Philippines Taal volcano: Thousands evacuated and travel disrupted as giant plume of ash spews into sky
‘We hurriedly left when the air turned muddy because of the ash fall and it started to smell like gunpowder,’ says villager
The Taal volcano spewed ash, steam and rocks more than half a mile into the sky after tremors and rumbles.
About 8,000 villagers on an island in the middle of a lake, where the volcano lies, were ordered to leave their homes, officials said.
Taal, nearly 40 miles south of Manila, draws many tourists for its picturesque setting but the entire island is considered a “permanent danger zone”.
It’s feared the volcano’s restiveness, which began last year, could lead to a more dangerous eruption within weeks. The Philippine Institute of Volcanology and Seismology raised the alert level to three out of five.
“We have asked people in high-risk areas, including the volcano island, to evacuate now ahead of a possible hazardous eruption,” said Renato Solidum, head of the institute.

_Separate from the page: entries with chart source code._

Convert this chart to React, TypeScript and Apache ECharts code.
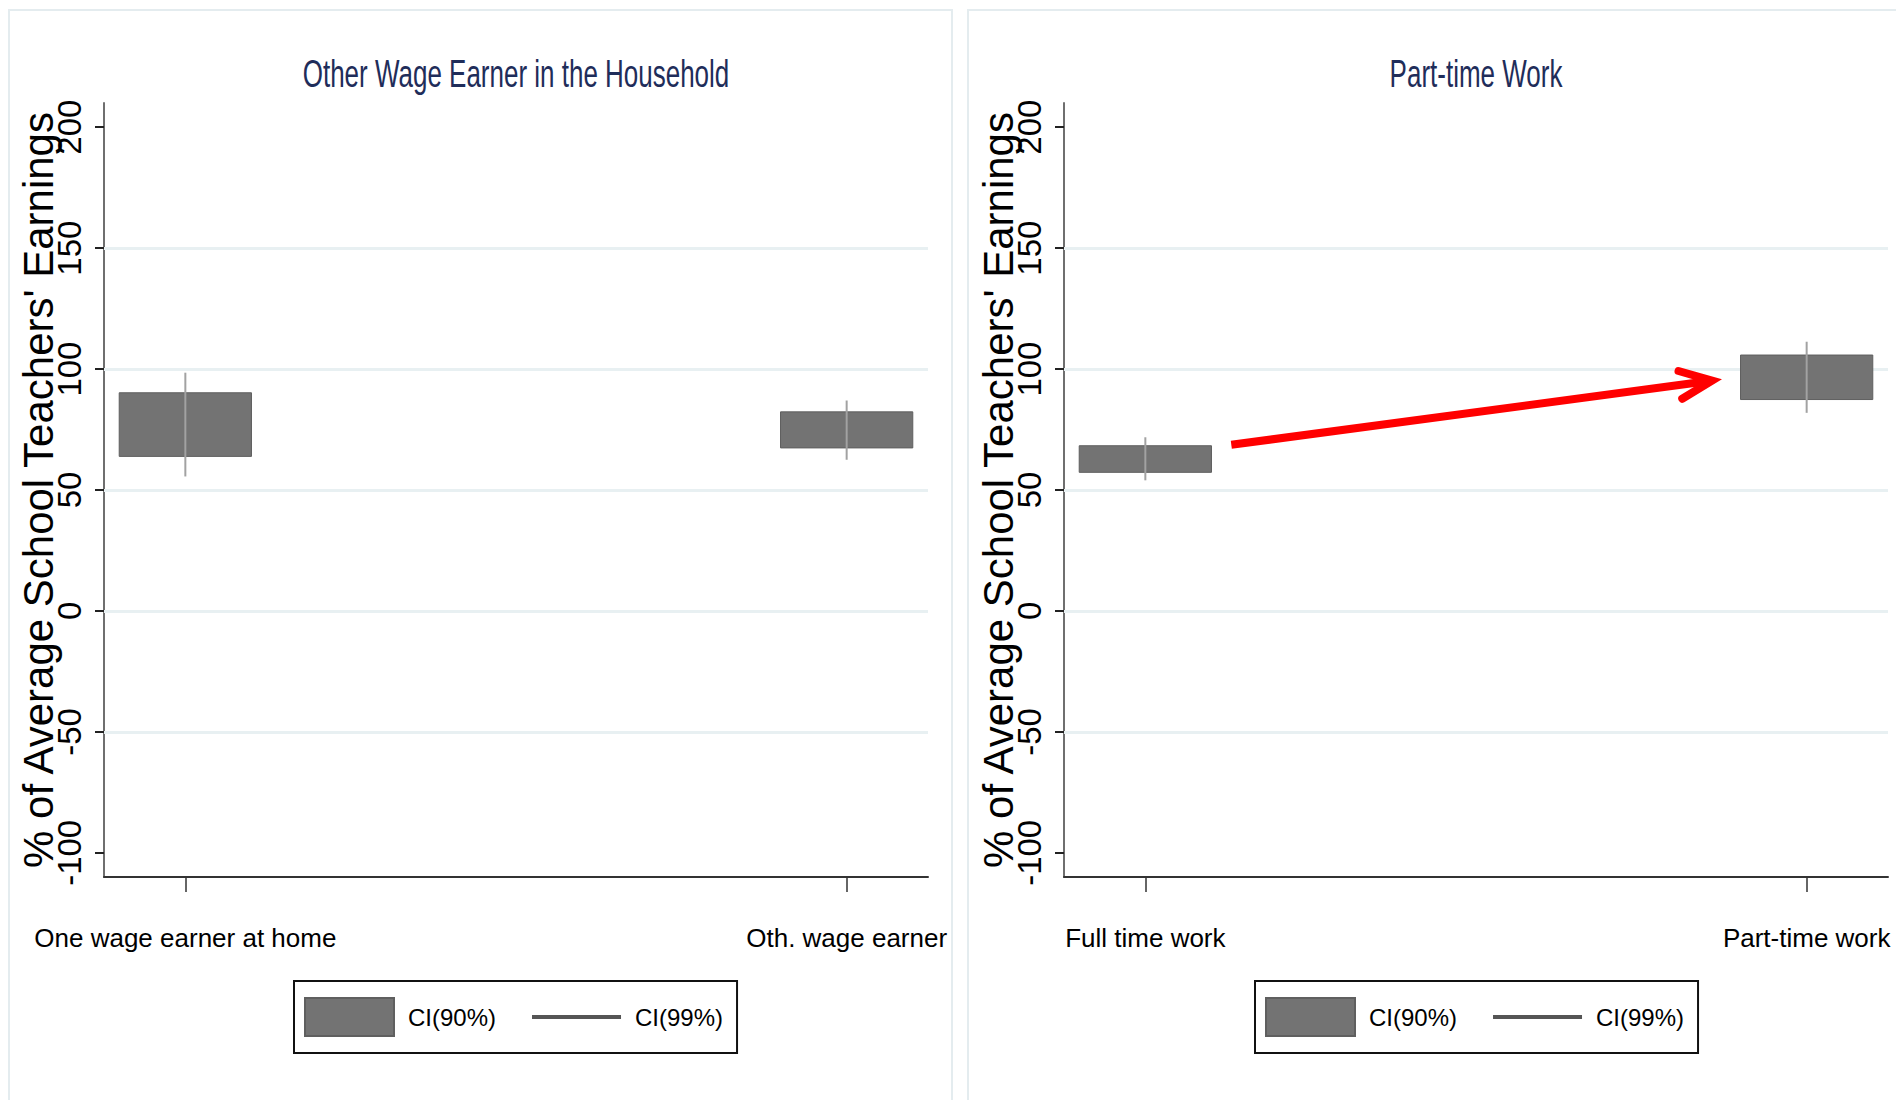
import React, { useEffect, useRef } from 'react';
import * as echarts from 'echarts';

// ---------------- data ----------------
const leftTitle = 'Other Wage Earner in the Household';
const rightTitle = 'Part-time Work';
const yAxisTitle = "% of Average School Teachers' Earnings";
const leftCategories = ['One wage earner at home', 'Oth. wage earner'];
const rightCategories = ['Full time work', 'Part-time work'];
const yTickValues = [-100, -50, 0, 50, 100, 150, 200];
const gridLineValues = [-50, 0, 50, 100, 150];
const legendNames = ['CI(90%)', 'CI(99%)'];

const leftCI90Low = [63.9, 67.4];
const leftCI90High = [90.2, 82.3];
const leftCI99Low = [55.6, 62.5];
const leftCI99High = [98.5, 87.0];

const rightCI90Low = [57.3, 87.4];
const rightCI90High = [68.3, 105.8];
const rightCI99Low = [54.0, 81.9];
const rightCI99High = [71.8, 111.3];

// annotation arrow in data coordinates of the right panel
const arrowFrom = [1.13, 68.7];
const arrowTo = [1.857, 95.2];

// ---------------- styles ----------------
const SANS = '"Liberation Sans", Arial, Helvetica, sans-serif';
const BOX_HALF = 0.1;

const renderBox = (_params: any, api: any) => {
  const x = api.value(0);
  const lo = api.value(1);
  const hi = api.value(2);
  const p1 = api.coord([x - BOX_HALF, hi]);
  const p2 = api.coord([x + BOX_HALF, lo]);
  return {
    type: 'rect',
    shape: { x: p1[0], y: p1[1], width: p2[0] - p1[0], height: p2[1] - p1[1] },
    style: { fill: '#737373', stroke: '#5f5f5f', lineWidth: 1 },
  };
};

const renderWhisker = (_params: any, api: any) => {
  const x = api.value(0);
  const p1 = api.coord([x, api.value(2)]);
  const p2 = api.coord([x, api.value(1)]);
  return {
    type: 'line',
    shape: { x1: p1[0], y1: p1[1], x2: p2[0], y2: p2[1] },
    style: { stroke: '#a2a2a2', lineWidth: 2 },
  };
};

const renderArrow = (_params: any, api: any) => {
  const a = api.coord([api.value(0), api.value(1)]);
  const b = api.coord([api.value(2), api.value(3)]);
  const dx = b[0] - a[0];
  const dy = b[1] - a[1];
  const len = Math.hypot(dx, dy);
  const ux = dx / len;
  const uy = dy / len;
  const nx = -uy;
  const ny = ux;
  const back = 32;
  const side = 14;
  const w1 = [b[0] - ux * back + nx * side, b[1] - uy * back + ny * side];
  const w2 = [b[0] - ux * back - nx * side, b[1] - uy * back - ny * side];
  return {
    type: 'group',
    children: [
      {
        type: 'line',
        shape: { x1: a[0], y1: a[1], x2: b[0] - ux * 5, y2: b[1] - uy * 5 },
        style: { stroke: '#ff0000', lineWidth: 8, lineCap: 'butt' },
      },
      {
        type: 'polyline',
        shape: { points: [w1, b, w2] },
        style: { stroke: '#ff0000', fill: 'none', lineWidth: 8, lineCap: 'round', lineJoin: 'miter' },
      },
    ],
  };
};

const makeXAxis = (gridIndex: number, cats: string[]) => ({
  type: 'value',
  gridIndex,
  min: 0.877,
  max: 2.123,
  axisLine: { show: true, onZero: false, lineStyle: { color: '#333333', width: 2 } },
  axisTick: { show: true, length: 15, lineStyle: { color: '#333333', width: 1.5 }, customValues: [1, 2] },
  axisLabel: {
    show: true,
    customValues: [1, 2],
    formatter: (v: number) => cats[Math.round(v) - 1] ?? '',
    margin: 48,
    fontFamily: SANS,
    fontSize: 26,
    color: '#000000',
  },
  splitLine: { show: false },
});

const makeYAxis = (gridIndex: number) => ({
  type: 'value',
  gridIndex,
  min: -110,
  max: 210,
  name: yAxisTitle,
  nameLocation: 'middle',
  nameRotate: 90,
  nameGap: 45,
  nameMoveOverlap: false,
  nameTextStyle: { fontFamily: SANS, fontSize: 42, color: '#000000' },
  axisLine: { show: true, onZero: false, lineStyle: { color: '#6f6f6f', width: 2 } },
  axisTick: { show: true, length: 9, lineStyle: { color: '#222222', width: 2 }, customValues: yTickValues },
  axisLabel: {
    show: true,
    rotate: 90,
    margin: 18,
    fontFamily: SANS,
    fontSize: 33,
    color: '#000000',
    customValues: yTickValues,
  },
  splitLine: { show: false },
});

const gridMarkLine = {
  silent: true,
  symbol: ['none', 'none'],
  z: 1,
  label: { show: false },
  emphasis: { disabled: true },
  lineStyle: { color: '#e8f0f2', width: 3, type: 'solid' },
  data: gridLineValues.map((v) => ({ yAxis: v })),
};

const makeLegend = (left: number) => ({
  orient: 'horizontal',
  left,
  top: 981,
  itemWidth: 89,
  itemHeight: 38,
  itemGap: 36,
  padding: [16, 14, 16, 10],
  borderColor: '#111111',
  borderWidth: 2,
  selectedMode: false,
  textStyle: { fontFamily: SANS, fontSize: 24, color: '#000000', padding: [0, 0, 0, 9] },
  data: [
    { name: legendNames[0], icon: 'rect' },
    { name: legendNames[1], icon: 'path://M0,0M89,38M0,17H89V21H0Z' },
  ],
});

const makeTitle = (text: string, x: number) => ({
  type: 'text',
  x,
  y: 73,
  scaleY: 1.5,
  silent: true,
  style: {
    text,
    fill: '#1f2d5a',
    fontFamily: SANS,
    fontSize: 26,
    align: 'center',
    verticalAlign: 'middle',
    textAlign: 'center',
    textVerticalAlign: 'middle',
  },
});

export default function App() {
  const ref = useRef<HTMLDivElement>(null);

  useEffect(() => {
    if (!ref.current) return;
    const chart = echarts.init(ref.current, null, { renderer: 'svg' });

    const leftBoxData = leftCategories.map((_, i) => [i + 1, leftCI90Low[i], leftCI90High[i]]);
    const leftWhiskerData = leftCategories.map((_, i) => [i + 1, leftCI99Low[i], leftCI99High[i]]);
    const rightBoxData = rightCategories.map((_, i) => [i + 1, rightCI90Low[i], rightCI90High[i]]);
    const rightWhiskerData = rightCategories.map((_, i) => [i + 1, rightCI99Low[i], rightCI99High[i]]);

    const option: any = {
      animation: false,
      backgroundColor: '#ffffff',
      grid: [
        { left: 104, right: 968, top: 103, bottom: 223, containLabel: false, outerBoundsMode: 'none' },
        { left: 1064, right: 8, top: 103, bottom: 223, containLabel: false, outerBoundsMode: 'none' },
      ],
      xAxis: [makeXAxis(0, leftCategories), makeXAxis(1, rightCategories)],
      yAxis: [makeYAxis(0), makeYAxis(1)],
      legend: [makeLegend(294), makeLegend(1255)],
      graphic: [
        {
          type: 'rect',
          z: -10,
          silent: true,
          shape: { x: 9, y: 10, width: 943, height: 1100 },
          style: { fill: 'none', stroke: '#e4ecef', lineWidth: 2 },
        },
        {
          type: 'rect',
          z: -10,
          silent: true,
          shape: { x: 968, y: 10, width: 1000, height: 1100 },
          style: { fill: 'none', stroke: '#e4ecef', lineWidth: 2 },
        },
        makeTitle(leftTitle, 516),
        makeTitle(rightTitle, 1476),
      ],
      series: [
        {
          type: 'custom',
          name: legendNames[0],
          xAxisIndex: 0,
          yAxisIndex: 0,
          z: 2,
          renderItem: renderBox,
          itemStyle: { color: '#737373', borderColor: '#5f5f5f', borderWidth: 1 },
          encode: { x: 0, y: [1, 2] },
          data: leftBoxData,
          markLine: gridMarkLine,
        },
        {
          type: 'custom',
          name: legendNames[1],
          xAxisIndex: 0,
          yAxisIndex: 0,
          z: 3,
          renderItem: renderWhisker,
          itemStyle: { color: '#555555', borderWidth: 0 },
          encode: { x: 0, y: [1, 2] },
          data: leftWhiskerData,
        },
        {
          type: 'custom',
          name: legendNames[0],
          xAxisIndex: 1,
          yAxisIndex: 1,
          z: 2,
          renderItem: renderBox,
          itemStyle: { color: '#737373', borderColor: '#5f5f5f', borderWidth: 1 },
          encode: { x: 0, y: [1, 2] },
          data: rightBoxData,
          markLine: gridMarkLine,
        },
        {
          type: 'custom',
          name: legendNames[1],
          xAxisIndex: 1,
          yAxisIndex: 1,
          z: 3,
          renderItem: renderWhisker,
          itemStyle: { color: '#555555', borderWidth: 0 },
          encode: { x: 0, y: [1, 2] },
          data: rightWhiskerData,
        },
        {
          type: 'custom',
          name: 'arrow',
          xAxisIndex: 1,
          yAxisIndex: 1,
          z: 4,
          silent: true,
          renderItem: renderArrow,
          encode: { x: [0, 2], y: [1, 3] },
          data: [[arrowFrom[0], arrowFrom[1], arrowTo[0], arrowTo[1]]],
        },
      ],
    };

    chart.setOption(option);
    return () => {
      chart.dispose();
    };
  }, []);

  return (
    <div
      ref={ref}
      style={{ position: 'fixed', left: 0, top: 0, width: 1896, height: 1100, background: '#ffffff' }}
    />
  );
}
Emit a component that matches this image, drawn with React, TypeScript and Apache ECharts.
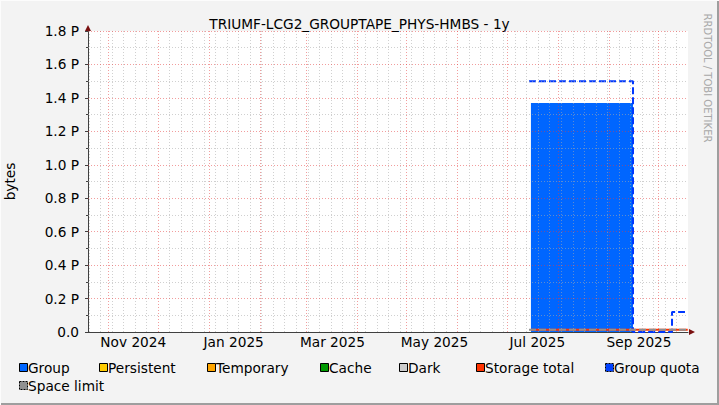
import React, { useEffect, useRef } from 'react';
import * as echarts from 'echarts';

const TITLE = 'TRIUMF-LCG2_GROUPTAPE_PHYS-HMBS - 1y';
const Y_NAME = 'bytes';
const WATERMARK = 'RRDTOOL / TOBI OETIKER';

const X_START = '2024-10-19T12:00:00Z';
const X_END = '2025-10-19T00:00:00Z';

const MONTH_STARTS = ['2024-11-01', '2024-12-01', '2025-01-01', '2025-02-01', '2025-03-01', '2025-04-01', '2025-05-01', '2025-06-01', '2025-07-01', '2025-08-01', '2025-09-01', '2025-10-01'];
const TICK_LABEL_DATES = ['2024-11-16T00:00:00Z', '2025-01-16T00:00:00Z', '2025-03-17T00:00:00Z', '2025-05-18T00:00:00Z', '2025-07-19T12:00:00Z', '2025-09-19T06:00:00Z'];
const TICK_LABELS = ['Nov 2024', 'Jan 2025', 'Mar 2025', 'May 2025', 'Jul 2025', 'Sep 2025'];
const FIRST_WEEK_LINE = '2024-10-20';

const Y_MAX = 1.8;
const Y_STEP = 0.2;

// values in P (petabytes)
const GROUP_DATES = ['2025-07-15T14:00:00Z', '2025-09-15T14:00:00Z'];
const GROUP_VALUES = [1.37, 1.37];
const QUOTA_DATES = ['2025-07-14T10:00:00Z', '2025-09-15T14:00:00Z', '2025-09-15T14:00:00Z', '2025-10-09T07:00:00Z', '2025-10-09T07:00:00Z', '2025-10-17T04:00:00Z'];
const QUOTA_VALUES = [1.5, 1.5, 0, 0, 0.12, 0.12];
const STORAGE_DATES = ['2025-07-15T14:00:00Z', '2025-10-18T20:00:00Z'];
const STORAGE_VALUES = [0.014, 0.014];
const LIMIT_DATES = ['2025-07-14T10:00:00Z', '2025-10-18T20:00:00Z'];
const LIMIT_VALUES = [0.014, 0.014];

const LEGEND_NAMES = ['Group', 'Persistent', 'Temporary', 'Cache', 'Dark', 'Storage total', 'Group quota', 'Space limit'];
const LEGEND_COLORS = ['#0066ff', '#ffcc00', '#ffa500', '#009900', '#cccccc', '#ff3300', '#0040ff', '#909090'];
const LEGEND_DASHED = [false, false, false, false, false, false, true, true];
const LEGEND_X = [19, 99, 207, 320, 399, 476, 605, 19];
const LEGEND_Y = [368, 368, 368, 368, 368, 368, 368, 386];

const FONT = 'DejaVu Sans';
const FS = 13.7;
const ts = (s: string) => new Date(s.length === 10 ? s + 'T00:00:00Z' : s).getTime();
const pairs = (d: string[], v: number[]) => d.map((x, i) => [ts(x), v[i]]);

export default function App() {
  const ref = useRef<HTMLDivElement>(null);
  useEffect(() => {
    document.body.style.margin = '0';
    if (!ref.current) return;
    const chart = echarts.init(ref.current, null, { renderer: 'svg' });

    const xMin = ts(X_START);
    const xMax = ts(X_END);
    const monthTs = MONTH_STARTS.map(ts);
    const labelTs = TICK_LABEL_DATES.map(ts);
    const weekTs: number[] = [];
    for (let t = ts(FIRST_WEEK_LINE); t < xMax; t += 7 * 86400000) {
      if (!monthTs.some((m) => Math.abs(m - t) < 3600000)) weekTs.push(t);
    }
    const minorLines: any[] = weekTs.map((t) => ({ xAxis: t }));
    const majorLines: any[] = monthTs.map((t) => ({ xAxis: t }));
    const nSteps = Math.round(Y_MAX / (Y_STEP / 2));
    for (let i = 1; i <= nSteps; i++) {
      const v = +(i * Y_STEP / 2).toFixed(2);
      (i % 2 === 0 ? majorLines : minorLines).push({ yAxis: v });
    }
    const gridSeries = (name: string, lines: any[], color: string) => ({
      name,
      type: 'line',
      data: [],
      z: 5,
      silent: true,
      markLine: {
        silent: true,
        symbol: ['none', 'none'],
        label: { show: false },
        animation: false,
        lineStyle: { color, type: [1, 2], width: 1 },
        emphasis: { disabled: true },
        data: lines,
      },
    });

    const legendEls: any[] = [];
    LEGEND_NAMES.forEach((name, i) => {
      legendEls.push({
        type: 'rect',
        shape: { x: LEGEND_X[i] + 0.5, y: LEGEND_Y[i] - 4.5, width: 8, height: 8 },
        style: {
          fill: LEGEND_COLORS[i],
          stroke: '#000',
          lineWidth: 1,
          lineDash: LEGEND_DASHED[i] ? [2, 1] : null,
        },
        silent: true,
      });
      legendEls.push({
        type: 'text',
        x: LEGEND_X[i] + 9,
        y: LEGEND_Y[i],
        style: { text: name, fill: '#000', font: `${FS}px "${FONT}"`, verticalAlign: 'middle', align: 'left' },
        silent: true,
      });
    });

    const option: any = {
      animation: false,
      backgroundColor: '#f3f3f3',
      title: {
        text: TITLE,
        left: 'center',
        top: 12,
        textStyle: { fontFamily: FONT, fontSize: FS, fontWeight: 'normal', color: '#000' },
      },
      grid: {
        left: 88, top: 31, width: 600, height: 301,
        show: true, backgroundColor: '#ffffff', borderWidth: 0,
        containLabel: false, outerBoundsMode: 'none',
      },
      xAxis: {
        type: 'value',
        min: xMin,
        max: xMax,
        axisLine: { show: true, lineStyle: { color: '#404040', width: 1 } },
        axisTick: { show: false },
        splitLine: { show: false },
        axisLabel: {
          customValues: labelTs,
          formatter: (v: number) => {
            const i = labelTs.findIndex((t) => Math.abs(t - v) < 3600000);
            return i >= 0 ? TICK_LABELS[i] : '';
          },
          fontFamily: FONT,
          fontSize: FS,
          color: '#000',
          margin: 3,
          hideOverlap: false,
        },
      },
      yAxis: {
        type: 'value',
        min: 0,
        max: Y_MAX,
        interval: Y_STEP,
        name: Y_NAME,
        nameLocation: 'middle',
        nameRotate: 90,
        nameGap: 71,
        nameTextStyle: { fontFamily: FONT, fontSize: FS, color: '#000' },
        axisLine: { show: true, lineStyle: { color: '#404040', width: 1 } },
        axisTick: { show: true, length: 3, lineStyle: { color: '#404040' } },
        minorTick: { show: true, splitNumber: 2, length: 2, lineStyle: { color: '#404040' } },
        splitLine: { show: false },
        axisLabel: {
          formatter: (v: number) => (v === 0 ? '0.0' : v.toFixed(1) + ' P'),
          fontFamily: FONT,
          fontSize: FS,
          color: '#000',
          margin: 9,
        },
      },
      series: [
        {
          name: 'Group',
          type: 'line',
          data: pairs(GROUP_DATES, GROUP_VALUES),
          symbol: 'none',
          lineStyle: { width: 0 },
          areaStyle: { color: '#0066ff', opacity: 1 },
          silent: true,
        },
        {
          name: 'Group quota',
          type: 'line',
          data: pairs(QUOTA_DATES, QUOTA_VALUES),
          symbol: 'none',
          lineStyle: { color: '#0038ff', width: 2, type: [7, 3] },
          silent: true,
        },
        {
          name: 'Storage total',
          type: 'line',
          data: pairs(STORAGE_DATES, STORAGE_VALUES),
          symbol: 'none',
          lineStyle: { color: '#ff3300', width: 2 },
          silent: true,
        },
        {
          name: 'Space limit',
          type: 'line',
          data: pairs(LIMIT_DATES, LIMIT_VALUES),
          symbol: 'none',
          lineStyle: { color: '#909090', width: 2, type: [7, 3] },
          silent: true,
        },
        gridSeries('minor grid', minorLines, 'rgba(170,170,170,0.55)'),
        gridSeries('major grid', majorLines, 'rgba(230,60,60,0.5)'),
      ],
      graphic: [
        { type: 'rect', shape: { x: 717, y: 0, width: 2, height: 405 }, style: { fill: '#9e9e9e' }, silent: true },
        { type: 'rect', shape: { x: 0, y: 403, width: 719, height: 2 }, style: { fill: '#9e9e9e' }, silent: true },
        { type: 'rect', shape: { x: 0, y: 0, width: 719, height: 1 }, style: { fill: '#fcfcfc' }, silent: true },
        { type: 'rect', shape: { x: 0, y: 0, width: 1, height: 405 }, style: { fill: '#fcfcfc' }, silent: true },
        { type: 'polygon', shape: { points: [[85, 31], [91, 31], [88, 25]] }, style: { fill: '#7a1010' }, silent: true },
        { type: 'polygon', shape: { points: [[689, 329], [689, 335], [695, 332]] }, style: { fill: '#7a1010' }, silent: true },
        {
          type: 'text',
          x: 707,
          y: 78,
          rotation: -Math.PI / 2,
          style: { text: WATERMARK, fill: '#a8a8a8', font: `10px "${FONT}"`, align: 'center', verticalAlign: 'middle' },
          silent: true,
        },
        ...legendEls,
      ],
    };
    chart.setOption(option);
    return () => chart.dispose();
  }, []);
  return <div ref={ref} style={{ width: 719, height: 405 }} />;
}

He advised communities around the lake to take precautionary measures and be aware of possible lake water disturbances, adding that the entire island should be strictly off-limits to all residents.
“Flight operations at the Ninoy Aquino International Airport have been temporarily suspended due to the volcanic ash from the eruption of Taal Volcano,” the Manila International Airport Authority tweeted.
Roads, buildings, cars and people were covered in a film of ash and rainwater for miles around after the eruption.
Renelyn Bautista, a 38-year-old housewife from Batangas province, who fled her home with her two children, said: “We hurriedly evacuated when the air turned muddy because of the ash fall and it started to smell like gunpowder.”
Ash also reached the province of Cavite, prompting the provincial government to suspend classes on Monday and urge residents to stay indoors.